The First Fully Autonomous Taxi?

Zoox has raised over $800 million from investors to develop a fully autonomous ride-hailing service. The mobility-as-a-service company intends to launch commercially by the end of 2020.

Zoox is the first company to receive approval from California regulators to test their service with public customers. The company is testing its zero-emission vehicles in San Francisco, a city notorious for its complex environment.

Zoox’s fleet of battery-powered electric vehicles uses artificial intelligence to interpret and react to fraught driving conditions. All four wheels of the car can turn, which increases the vehicle’s ability to change direction or navigate congested road conditions quickly.
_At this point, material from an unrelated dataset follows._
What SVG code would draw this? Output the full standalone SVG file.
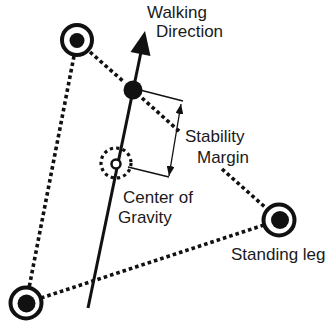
<svg xmlns="http://www.w3.org/2000/svg" width="330" height="323" viewBox="0 0 330 323">
<defs>
<style>
.dot{fill:none;stroke:#111;stroke-width:3.6;stroke-dasharray:3.6 3}
.ring{fill:none;stroke:#111;stroke-width:4}
.fill{fill:#111}
.thin{stroke:#111;stroke-width:1.3;fill:none}
.lbl{font-family:"Liberation Sans",Arial,sans-serif;font-size:17px;fill:#1a1a1a}
</style>
<marker id="ah" viewBox="0 0 10 8" refX="10" refY="4" markerWidth="10" markerHeight="8" markerUnits="userSpaceOnUse" orient="auto-start-reverse">
<path d="M0,0 L10,4 L0,8 Z" fill="#111"/>
</marker>
</defs>
<rect width="330" height="323" fill="#fff"/>
<g id="connectors">
<path class="dot" d="M90,52 L124,82"/>
<path class="dot" d="M142,98 L180,132"/>
<path class="dot" d="M222,169 L266,208"/>
<path class="dot" d="M74,56 L29,288"/>
<path class="dot" d="M41,298 L264,225"/>
<line x1="88" y1="308" x2="141" y2="52" stroke="#111" stroke-width="3"/>
<polygon points="145,31 130.5,52 150.5,56" fill="#111"/>
<line class="thin" x1="140" y1="90" x2="183" y2="101"/>
<line class="thin" x1="128" y1="167" x2="169" y2="177"/>
<line class="thin" x1="181" y1="104" x2="169" y2="176" marker-start="url(#ah)" marker-end="url(#ah)"/>
</g>
<g id="leg1">
<circle class="ring" cx="77" cy="40" r="15"/>
<circle class="fill" cx="77" cy="40.5" r="7.5"/>
</g>
<g id="leg2">
<circle class="ring" cx="279" cy="220" r="15.5"/>
<circle class="fill" cx="280" cy="220" r="9"/>
</g>
<g id="leg3">
<circle class="ring" cx="26" cy="303" r="15.5"/>
<circle class="fill" cx="26.5" cy="303.5" r="9"/>
</g>
<g id="projection">
<circle class="fill" cx="133" cy="90" r="9.5"/>
</g>
<g id="cog">
<circle cx="116" cy="163" r="15" fill="none" stroke="#111" stroke-width="3.2" stroke-dasharray="3.2 3.2"/>
<circle cx="116" cy="164" r="4.5" fill="#fff" stroke="#111" stroke-width="2.5"/>
</g>
<g id="labels">
<text class="lbl" x="147" y="18">Walking</text>
<text class="lbl" x="156" y="37">Direction</text>
<text class="lbl" x="185" y="142">Stability</text>
<text class="lbl" x="197" y="163">Margin</text>
<text class="lbl" x="123" y="203">Center of</text>
<text class="lbl" x="118" y="223">Gravity</text>
<text class="lbl" x="231" y="260">Standing leg</text>
</g>
</svg>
Each vehicle is equipped with cameras and sensors that measure the distance of target objects like people, cars, or a construction site. These cameras and sensors provide Zoox’s AI software with a 360-degree map of the environment around the vehicle. Zoox’s software continuously analyzes these maps to instruct the car on how to avoid random events.

The company has reported achievements in the race for entirely autonomous vehicles that no other company has shown. For example, Zoox’s cars will know to turn right on red or to pass double-parked vehicles. Zoox’s fleet of cars will operate safer without humans.

Human error is responsible for about 94 percent of accidents; Zoox’s cars will eliminate the most impactful variable in this equation: humans. In addition to reducing carbon emissions, Zoox’s cars will reduce accidents and overall road congestion.